- Warren Buffett’s Berkshire Hathaway paid $8.2 billion to acquire Pilot Travel Centers in January.
- The investor’s company raised its stake in the truck-stop chain from 38.6% to 80%.
- Pilot has partnered with GM and Volvo to develop charging networks for electric vehicles.
Warren Buffett’s Berkshire Hathaway quietly made a multibillion-dollar acquisition in January, the company’s annual report shows. The deal promises to boost its exposure to the booming electric-vehicle industry.
The famed investor’s conglomerate purchased 41.4% of Pilot Travel Centers for about $8.2 billion on January 31. The transaction lifted Berkshire’s ownership of the business to 80%, as it originally bought a 38.6% stake in 2017.
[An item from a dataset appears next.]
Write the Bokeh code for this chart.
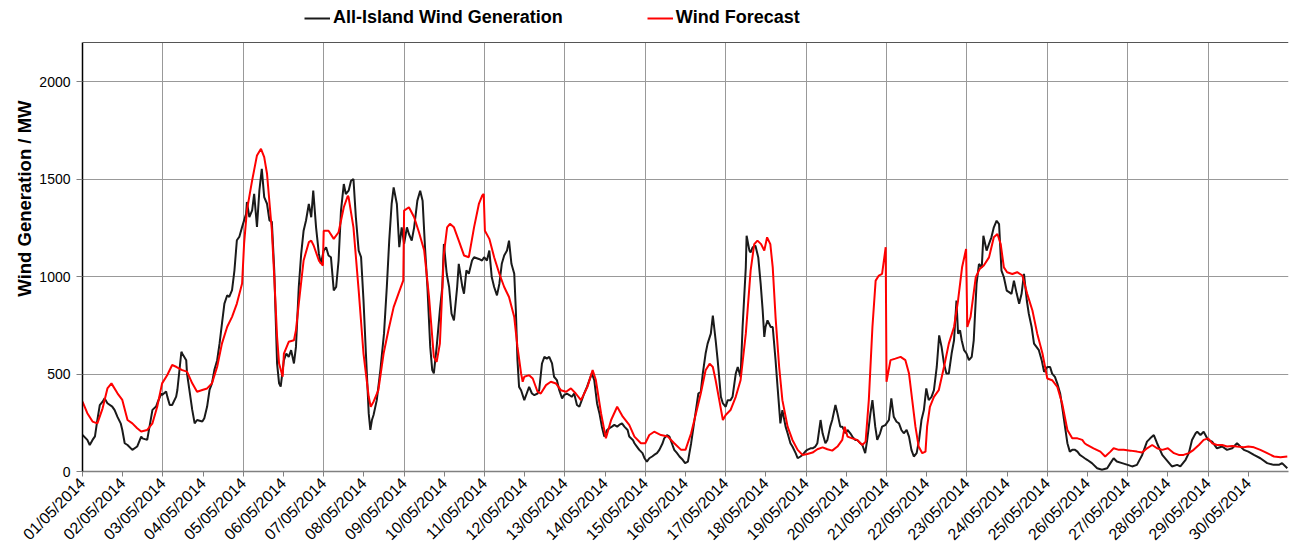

Pilot is the largest operator of travel centers in North America, with more than 650 locations. Under the Pilot Flying J, Pilot Travel Centers, and Mr. Fuel brands, it offers gas, restrooms, parking, fast-food restaurants, and amenities such as laundry and showers to truck drivers and other motorists.
The truck-stop group grew its revenues from $20 billion in 2017 to $45 billion in 2021, and now generates more than $1 billion in yearly pre-tax earnings.
Moreover, Pilot partnered with General Motors last year to establish a national network of 2,000 EV charging stations by 2026. It also intends to work with Volvo to develop a similar network for battery-powered trucks. Berkshire’s controlling stake in the company should mean it benefits from those infrastructure buildouts.
Berkshire already owns a significant stake in BYD, a Chinese EV company and key rival to Elon Musk’s Tesla. However, it has been cashing out profits from the lucrative wager in recent months.
Buffett built Berkshire into one of the world’s biggest companies by investing in public companies such as Apple and Coca-Cola, and acquiring scores of businesses including Geico and Duracell.
However, Buffett and his team have struggled to find bargains in recent years, as stocks have soared and both private equity firms and special-purpose acquisition companies (SPACs) have bid up the price of acquisitions.
Their luck seemed to change last year. Berkshire, a net seller of stocks in both 2020 and 2021, bought a net $34 billion of stocks in 2022. It also acquired insurer Alleghany for about $12 billion, and repurchased $8 billion worth of Berkshire shares.
“Berkshire put over $53 billion to work in 2022, more than during the prior two years combined,” James Shanahan, a senior equity research analyst at Edward Jones, told Insider in an email.
“Q1 2023 is off to a strong start,” he added, pointing to Berkshire acquiring Pilot and spending about $700 million on buybacks in the first six weeks of this year.